Per poter provvedere il giudice deve accertare che i fatti rilevanti ai fine della decisione siano veri, deve cioè istruire la causa. Occorre rilevare che una cosa è introdurre i fatti rilevanti nel processo (cd. Asserzione o allegazione) altro è invece controllare che tali fatti rispondano al vero. Questo secondo problema è il problema della prova. Riguardo al modo secondo il quale il giudice debba procedere all’istruzione probatoria vi sono in dottrina due diverse tendenze.

Alcuni ritengono che sia preferibile lasciare alle parti le iniziative probatorie in modo così da evitare poteri arbitrari del giudice. Altri invece ritengono che debba essere il giudice a dover assumere in prima persona il compito di ricerca della verità senza essere condizionato dalle parti. Si tratta di una contrapposizione tra due diverse ideologie:

1) quella liberale individualista che vede nel processo uno strumento di risoluzione delle liti al fine di ricomporre la pace sociale

2) quella socialista che vede nel processo un mezzo di ricerca della giustizia sostanziale

L’art 115 c.p.c. disponendo che salvo i casi previsti dalla legge il giudice deve porre a fondamento della decisione le prove proposte dalle parti o dal P.M. si ispira come è ovvio alla ideologia liberale dato che tale articolo ha accolto il sistema secondo cui rientra nella disponibilità delle parti anche l’attività istruttoria. In dottrina si è soliti dire che nel nostro processo valgono sia il principio dispositivo in senso ampio il quale ha per oggetto il potere delle parti di proporre la domanda, di fissare il tema decisionale e di produrre le prove sia il principio dispositivo in senso stretto il quale ha per oggetto il potere delle parti di produrre le prove e di far decidere soltanto sulla loro base.

L’analisi delle altre norme del codice dimostra tuttavia che il principio dispositivo in senso stretto non si è realizzato pienamente nel nostro ordinamento tanto è vero che alcuni affermano che non si può dire che tra poteri probatori delle parti e poteri probatori ufficiosi corra un rapporto di regola ed eccezione e che quindi il principio dispositivo prevalga su quello inquisitorio.

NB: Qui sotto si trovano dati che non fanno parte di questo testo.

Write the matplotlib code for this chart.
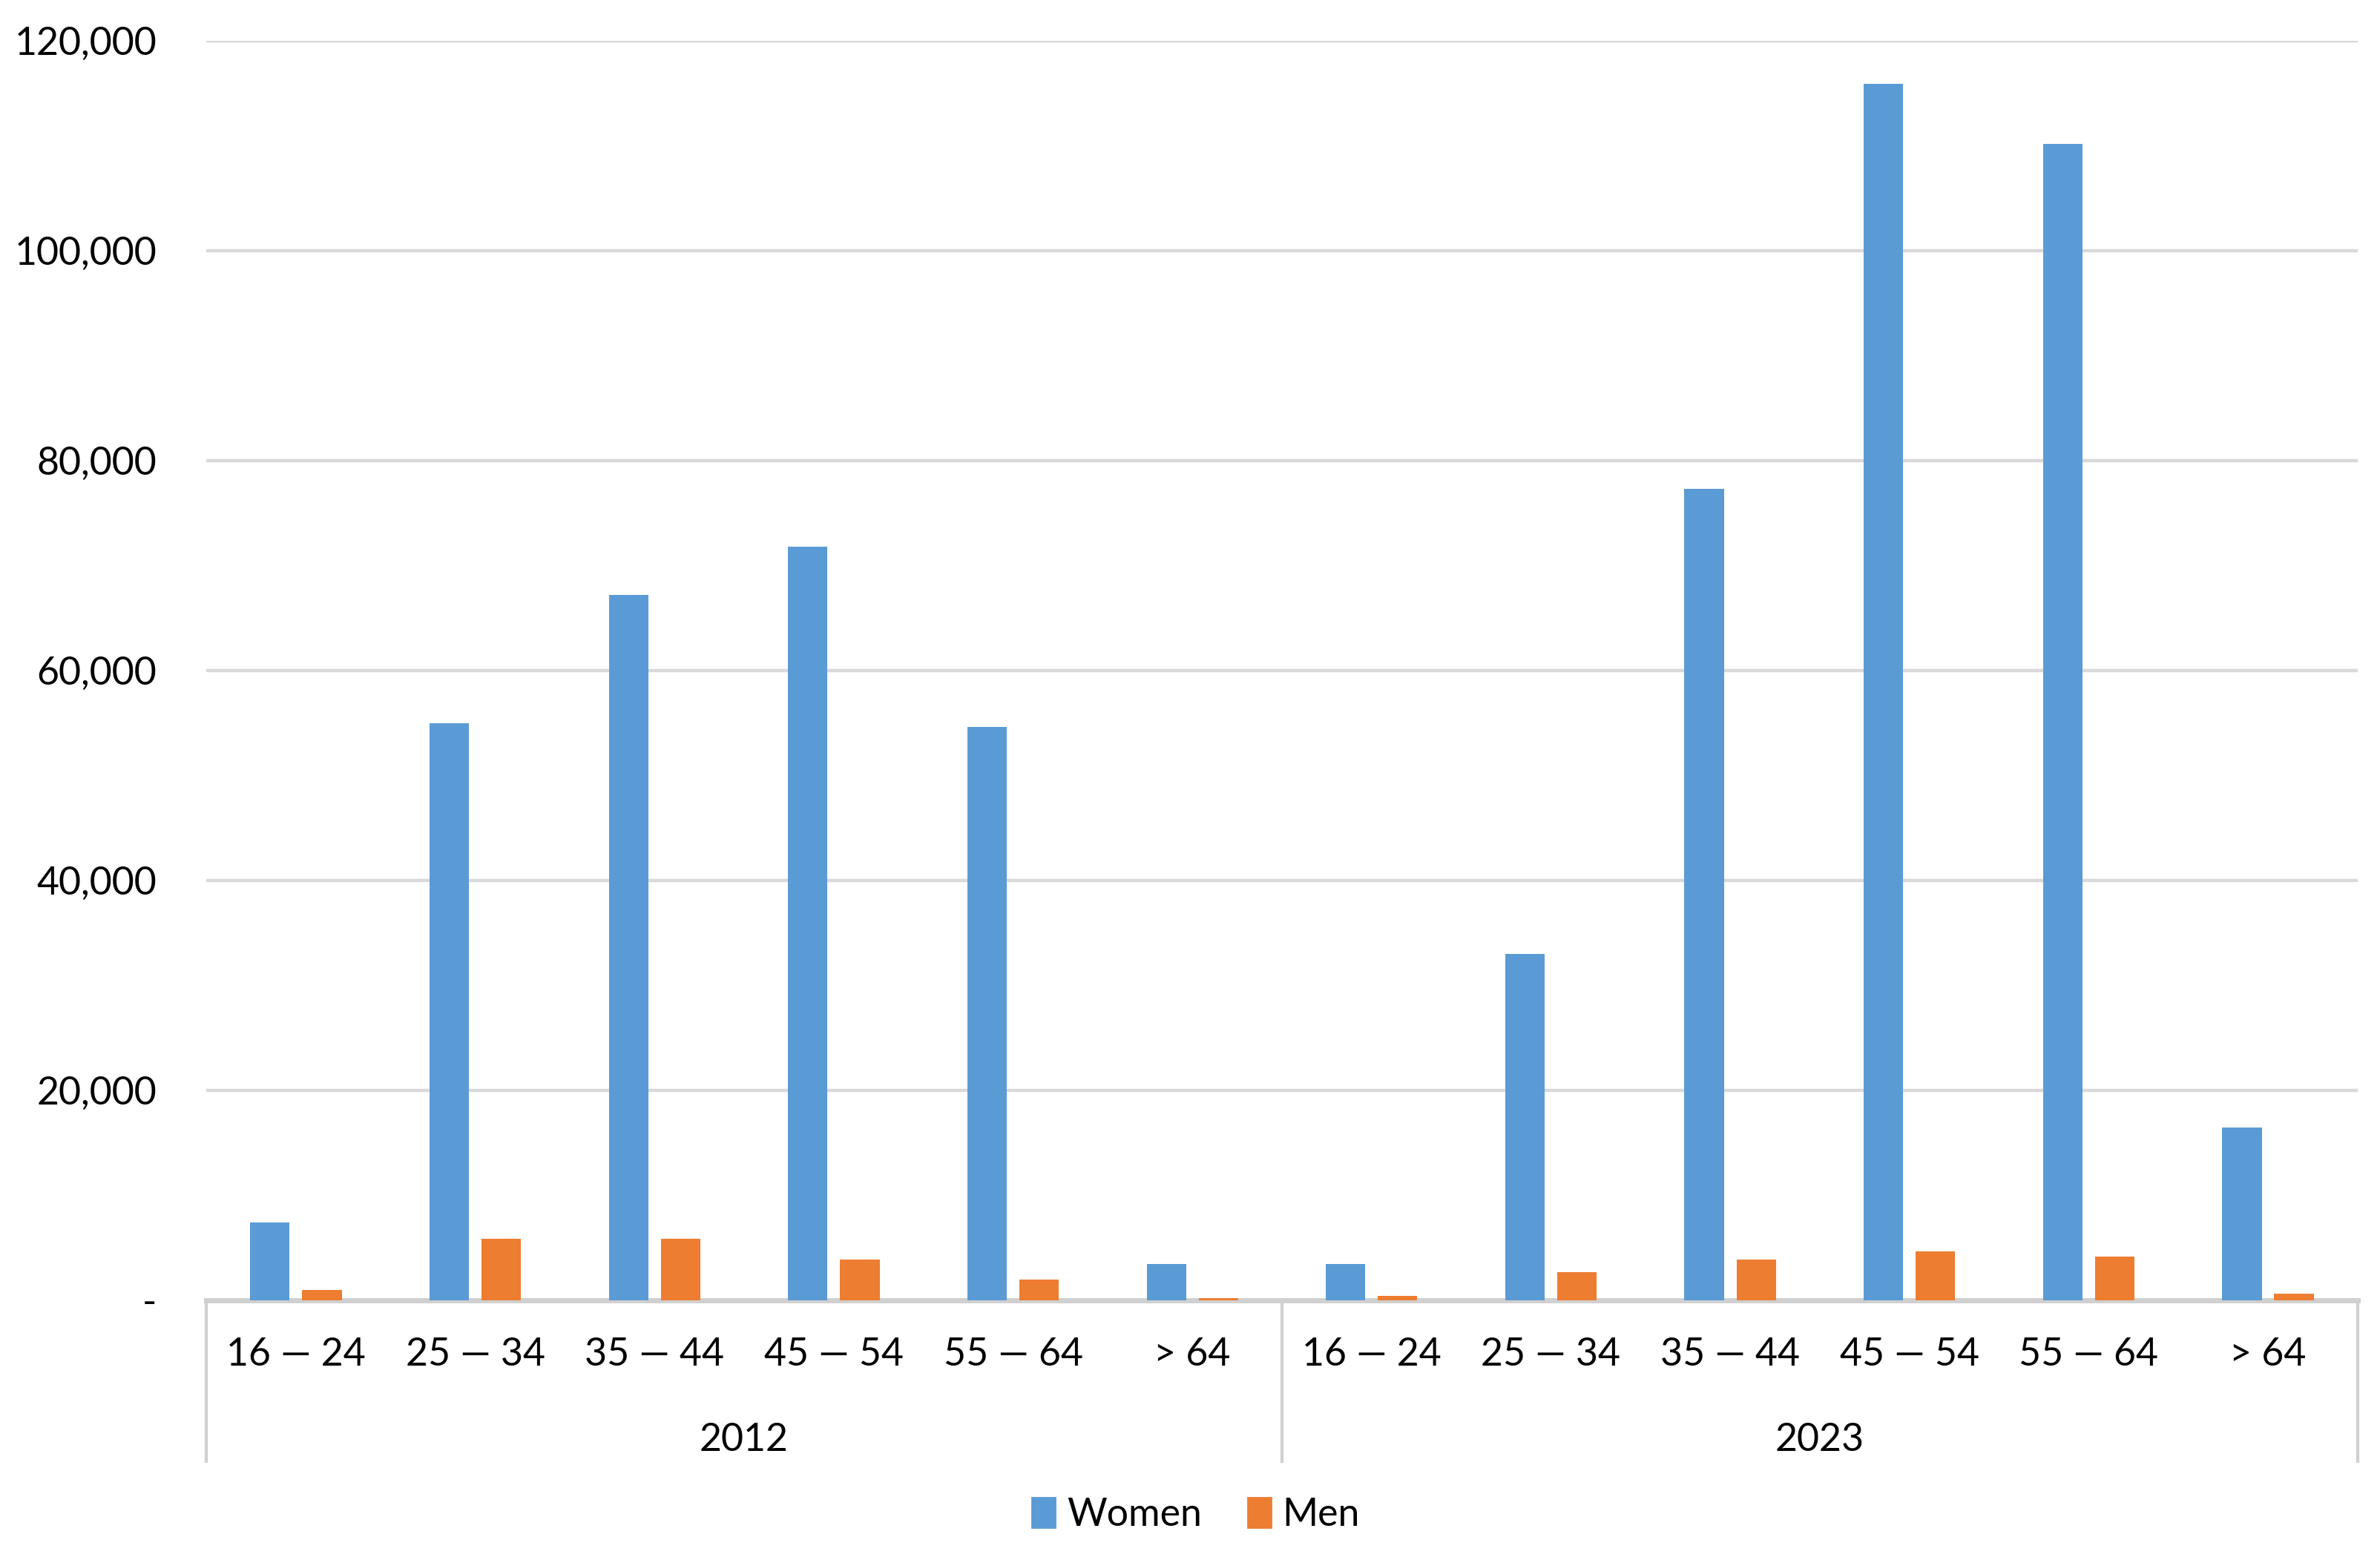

Le ipotesi richiamate dall’inciso dell’art115 c.p.c. salvo i casi previsti dalla legge che si risolvono in una rilevante possibilità per il giudice di intervenire al fine di controllare le parti nell’indagine istruttori evitando così il loro monopolio esclusivo nella ricerca della verità sono:

1) il potere di disporre d’ufficio l’interrogatorio libero

2) il potere di ordinare l’ispezione di persone o di cose

3) il potere di disporre la consulenza tecnica

4) il potere di deferire il giuramento suppletorio ed estimatorio

5) il potere di richiedere informazioni alla P.A. relativamente ad atti e documenti della stessa

6) il potere del giudice di rivolgere ai testi tutte le domande che ritenga necessarie o utili a chiarire i fatti su cui i testi sono chiamati a deporre, di disporre il confronto tra testi, di assumere altri testi e di rinnovarne l’esame

7) il potere del pretore e del giudice di pace di disporre d’ufficio la prova per testi quando le parti nell’esposizione dei fatti si siano riferite a persone che appaiono in grado di conoscere la verità

Il 2° comma dell’art 115 c.p.c. si riferisce ai cd. fatti notori disponendo che il giudice può porre a fondamento della decisione senza bisogno di prove le nozioni di fatto che rientrano nella comune esperienza. Si deve trattare di fatti che fanno parte del patrimonio comune di conoscenza di una determinata collettività in un determinato momento storico. L’appartenenza dei fatti al patrimonio comune di conoscenza funge in questo caso da filtro idoneo evitando che vi sia un’attentato alla imparzialità del giudice e alla regola dell’assunzione delle prove nel contraddittorio delle parti.

Premesso che anche se i fatti notori non hanno bisogno di prova hanno tuttavia bisogno di essere allegati va detto che in realtà il potere riconosciuto dall’art 115 2° comma c.p.c. dovrebbe essere un potere-dovere il cui mancato esercizio dovrebbe viziare il provvedimento ma la giurisprudenza non lo ritiene sindacabile. Per concludere va detto che la possibilità di tener conto dei fatti notori esclude argomentando a contrario che il giudice possa far ricorso alle sue conoscenza personali(cd. Divieto di scienza privata). La ragione del divieto è data dall’esigenza di non lasciare la coscienza del giudice arbitra di ritenere fondati o non fondati determinati fatti che non siano di pubblica conoscenza.